Data extract
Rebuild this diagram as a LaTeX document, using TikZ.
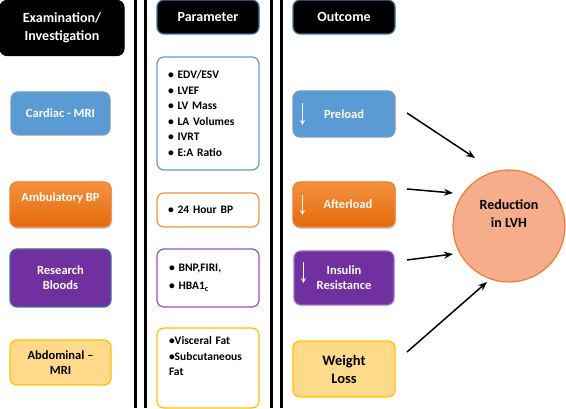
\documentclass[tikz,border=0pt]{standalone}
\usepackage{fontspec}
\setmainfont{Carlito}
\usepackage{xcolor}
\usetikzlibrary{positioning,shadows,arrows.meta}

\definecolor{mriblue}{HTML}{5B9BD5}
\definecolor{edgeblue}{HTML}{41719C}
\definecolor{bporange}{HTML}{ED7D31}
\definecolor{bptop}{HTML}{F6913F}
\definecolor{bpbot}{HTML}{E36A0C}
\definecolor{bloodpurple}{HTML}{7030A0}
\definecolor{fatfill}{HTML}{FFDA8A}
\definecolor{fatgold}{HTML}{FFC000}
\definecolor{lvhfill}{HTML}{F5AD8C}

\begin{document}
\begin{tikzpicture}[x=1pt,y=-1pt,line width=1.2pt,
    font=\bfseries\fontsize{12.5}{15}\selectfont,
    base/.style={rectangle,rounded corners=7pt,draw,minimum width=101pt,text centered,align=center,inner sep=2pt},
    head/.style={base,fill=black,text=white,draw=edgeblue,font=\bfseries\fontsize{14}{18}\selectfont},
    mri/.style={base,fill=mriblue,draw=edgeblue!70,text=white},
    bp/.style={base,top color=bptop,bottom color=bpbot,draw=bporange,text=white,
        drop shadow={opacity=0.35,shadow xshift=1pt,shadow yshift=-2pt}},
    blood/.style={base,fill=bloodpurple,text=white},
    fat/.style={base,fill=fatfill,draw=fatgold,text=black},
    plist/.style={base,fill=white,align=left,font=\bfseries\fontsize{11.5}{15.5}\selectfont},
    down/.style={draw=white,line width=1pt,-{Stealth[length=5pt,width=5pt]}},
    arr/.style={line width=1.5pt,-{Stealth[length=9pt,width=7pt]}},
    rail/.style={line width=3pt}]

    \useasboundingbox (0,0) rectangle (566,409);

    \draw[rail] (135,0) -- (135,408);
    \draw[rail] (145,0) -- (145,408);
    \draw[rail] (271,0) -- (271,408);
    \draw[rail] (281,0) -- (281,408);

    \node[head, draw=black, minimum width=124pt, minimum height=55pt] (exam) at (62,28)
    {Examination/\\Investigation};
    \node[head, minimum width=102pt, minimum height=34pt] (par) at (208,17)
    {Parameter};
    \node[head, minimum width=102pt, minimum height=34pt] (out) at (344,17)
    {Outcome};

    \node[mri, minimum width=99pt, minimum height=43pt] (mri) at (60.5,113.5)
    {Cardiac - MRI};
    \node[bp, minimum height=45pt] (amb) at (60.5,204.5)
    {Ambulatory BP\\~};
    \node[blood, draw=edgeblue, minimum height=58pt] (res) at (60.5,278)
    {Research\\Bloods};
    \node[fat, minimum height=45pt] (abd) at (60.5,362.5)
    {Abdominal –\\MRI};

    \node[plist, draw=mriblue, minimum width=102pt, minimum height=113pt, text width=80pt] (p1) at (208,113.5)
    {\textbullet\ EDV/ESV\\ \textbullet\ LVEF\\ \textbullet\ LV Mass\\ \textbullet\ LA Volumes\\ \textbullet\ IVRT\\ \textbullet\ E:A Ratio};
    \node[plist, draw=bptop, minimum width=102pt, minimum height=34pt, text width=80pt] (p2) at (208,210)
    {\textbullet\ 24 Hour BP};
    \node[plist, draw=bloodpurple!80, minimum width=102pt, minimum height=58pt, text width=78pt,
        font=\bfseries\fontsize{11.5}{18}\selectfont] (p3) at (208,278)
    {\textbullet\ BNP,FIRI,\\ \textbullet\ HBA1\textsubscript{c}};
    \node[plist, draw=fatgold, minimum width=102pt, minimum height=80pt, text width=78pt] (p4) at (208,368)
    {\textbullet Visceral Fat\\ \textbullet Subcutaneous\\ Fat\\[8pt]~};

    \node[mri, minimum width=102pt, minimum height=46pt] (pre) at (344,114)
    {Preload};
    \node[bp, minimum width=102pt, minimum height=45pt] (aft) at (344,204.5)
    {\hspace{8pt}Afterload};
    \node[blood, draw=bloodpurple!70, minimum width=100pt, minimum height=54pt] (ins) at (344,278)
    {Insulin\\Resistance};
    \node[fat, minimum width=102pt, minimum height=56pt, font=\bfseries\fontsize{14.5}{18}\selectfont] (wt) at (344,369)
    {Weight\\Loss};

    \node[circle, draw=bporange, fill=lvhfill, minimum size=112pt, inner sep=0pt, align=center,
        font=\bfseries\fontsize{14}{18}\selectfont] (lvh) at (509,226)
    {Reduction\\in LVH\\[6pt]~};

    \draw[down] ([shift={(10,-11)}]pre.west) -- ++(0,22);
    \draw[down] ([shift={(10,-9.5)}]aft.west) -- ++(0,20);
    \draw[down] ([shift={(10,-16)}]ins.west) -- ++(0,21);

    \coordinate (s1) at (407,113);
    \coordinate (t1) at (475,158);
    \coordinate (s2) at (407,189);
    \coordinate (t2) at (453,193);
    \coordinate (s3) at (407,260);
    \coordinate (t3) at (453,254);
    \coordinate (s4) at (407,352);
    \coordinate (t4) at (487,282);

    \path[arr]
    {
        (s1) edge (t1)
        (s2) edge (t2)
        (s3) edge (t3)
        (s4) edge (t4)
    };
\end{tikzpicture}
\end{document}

Job
Go through the listing above and write it all out exactly, leaving out any picture.

Reply
Rebuild this diagram as a LaTeX document, using TikZ.
\documentclass[tikz,border=0pt]{standalone}
\usepackage{fontspec}
\setmainfont{Carlito}
\usepackage{xcolor}
\usetikzlibrary{positioning,shadows,arrows.meta}

\definecolor{mriblue}{HTML}{5B9BD5}
\definecolor{edgeblue}{HTML}{41719C}
\definecolor{bporange}{HTML}{ED7D31}
\definecolor{bptop}{HTML}{F6913F}
\definecolor{bpbot}{HTML}{E36A0C}
\definecolor{bloodpurple}{HTML}{7030A0}
\definecolor{fatfill}{HTML}{FFDA8A}
\definecolor{fatgold}{HTML}{FFC000}
\definecolor{lvhfill}{HTML}{F5AD8C}

\begin{document}
\begin{tikzpicture}[x=1pt,y=-1pt,line width=1.2pt,
    font=\bfseries\fontsize{12.5}{15}\selectfont,
    base/.style={rectangle,rounded corners=7pt,draw,minimum width=101pt,text centered,align=center,inner sep=2pt},
    head/.style={base,fill=black,text=white,draw=edgeblue,font=\bfseries\fontsize{14}{18}\selectfont},
    mri/.style={base,fill=mriblue,draw=edgeblue!70,text=white},
    bp/.style={base,top color=bptop,bottom color=bpbot,draw=bporange,text=white,
        drop shadow={opacity=0.35,shadow xshift=1pt,shadow yshift=-2pt}},
    blood/.style={base,fill=bloodpurple,text=white},
    fat/.style={base,fill=fatfill,draw=fatgold,text=black},
    plist/.style={base,fill=white,align=left,font=\bfseries\fontsize{11.5}{15.5}\selectfont},
    down/.style={draw=white,line width=1pt,-{Stealth[length=5pt,width=5pt]}},
    arr/.style={line width=1.5pt,-{Stealth[length=9pt,width=7pt]}},
    rail/.style={line width=3pt}]

    \useasboundingbox (0,0) rectangle (566,409);

    \draw[rail] (135,0) -- (135,408);
    \draw[rail] (145,0) -- (145,408);
    \draw[rail] (271,0) -- (271,408);
    \draw[rail] (281,0) -- (281,408);

    \node[head, draw=black, minimum width=124pt, minimum height=55pt] (exam) at (62,28)
    {Examination/\\Investigation};
    \node[head, minimum width=102pt, minimum height=34pt] (par) at (208,17)
    {Parameter};
    \node[head, minimum width=102pt, minimum height=34pt] (out) at (344,17)
    {Outcome};

    \node[mri, minimum width=99pt, minimum height=43pt] (mri) at (60.5,113.5)
    {Cardiac - MRI};
    \node[bp, minimum height=45pt] (amb) at (60.5,204.5)
    {Ambulatory BP\\~};
    \node[blood, draw=edgeblue, minimum height=58pt] (res) at (60.5,278)
    {Research\\Bloods};
    \node[fat, minimum height=45pt] (abd) at (60.5,362.5)
    {Abdominal –\\MRI};

    \node[plist, draw=mriblue, minimum width=102pt, minimum height=113pt, text width=80pt] (p1) at (208,113.5)
    {\textbullet\ EDV/ESV\\ \textbullet\ LVEF\\ \textbullet\ LV Mass\\ \textbullet\ LA Volumes\\ \textbullet\ IVRT\\ \textbullet\ E:A Ratio};
    \node[plist, draw=bptop, minimum width=102pt, minimum height=34pt, text width=80pt] (p2) at (208,210)
    {\textbullet\ 24 Hour BP};
    \node[plist, draw=bloodpurple!80, minimum width=102pt, minimum height=58pt, text width=78pt,
        font=\bfseries\fontsize{11.5}{18}\selectfont] (p3) at (208,278)
    {\textbullet\ BNP,FIRI,\\ \textbullet\ HBA1\textsubscript{c}};
    \node[plist, draw=fatgold, minimum width=102pt, minimum height=80pt, text width=78pt] (p4) at (208,368)
    {\textbullet Visceral Fat\\ \textbullet Subcutaneous\\ Fat\\[8pt]~};

    \node[mri, minimum width=102pt, minimum height=46pt] (pre) at (344,114)
    {Preload};
    \node[bp, minimum width=102pt, minimum height=45pt] (aft) at (344,204.5)
    {\hspace{8pt}Afterload};
    \node[blood, draw=bloodpurple!70, minimum width=100pt, minimum height=54pt] (ins) at (344,278)
    {Insulin\\Resistance};
    \node[fat, minimum width=102pt, minimum height=56pt, font=\bfseries\fontsize{14.5}{18}\selectfont] (wt) at (344,369)
    {Weight\\Loss};

    \node[circle, draw=bporange, fill=lvhfill, minimum size=112pt, inner sep=0pt, align=center,
        font=\bfseries\fontsize{14}{18}\selectfont] (lvh) at (509,226)
    {Reduction\\in LVH\\[6pt]~};

    \draw[down] ([shift={(10,-11)}]pre.west) -- ++(0,22);
    \draw[down] ([shift={(10,-9.5)}]aft.west) -- ++(0,20);
    \draw[down] ([shift={(10,-16)}]ins.west) -- ++(0,21);

    \coordinate (s1) at (407,113);
    \coordinate (t1) at (475,158);
    \coordinate (s2) at (407,189);
    \coordinate (t2) at (453,193);
    \coordinate (s3) at (407,260);
    \coordinate (t3) at (453,254);
    \coordinate (s4) at (407,352);
    \coordinate (t4) at (487,282);

    \path[arr]
    {
        (s1) edge (t1)
        (s2) edge (t2)
        (s3) edge (t3)
        (s4) edge (t4)
    };
\end{tikzpicture}
\end{document}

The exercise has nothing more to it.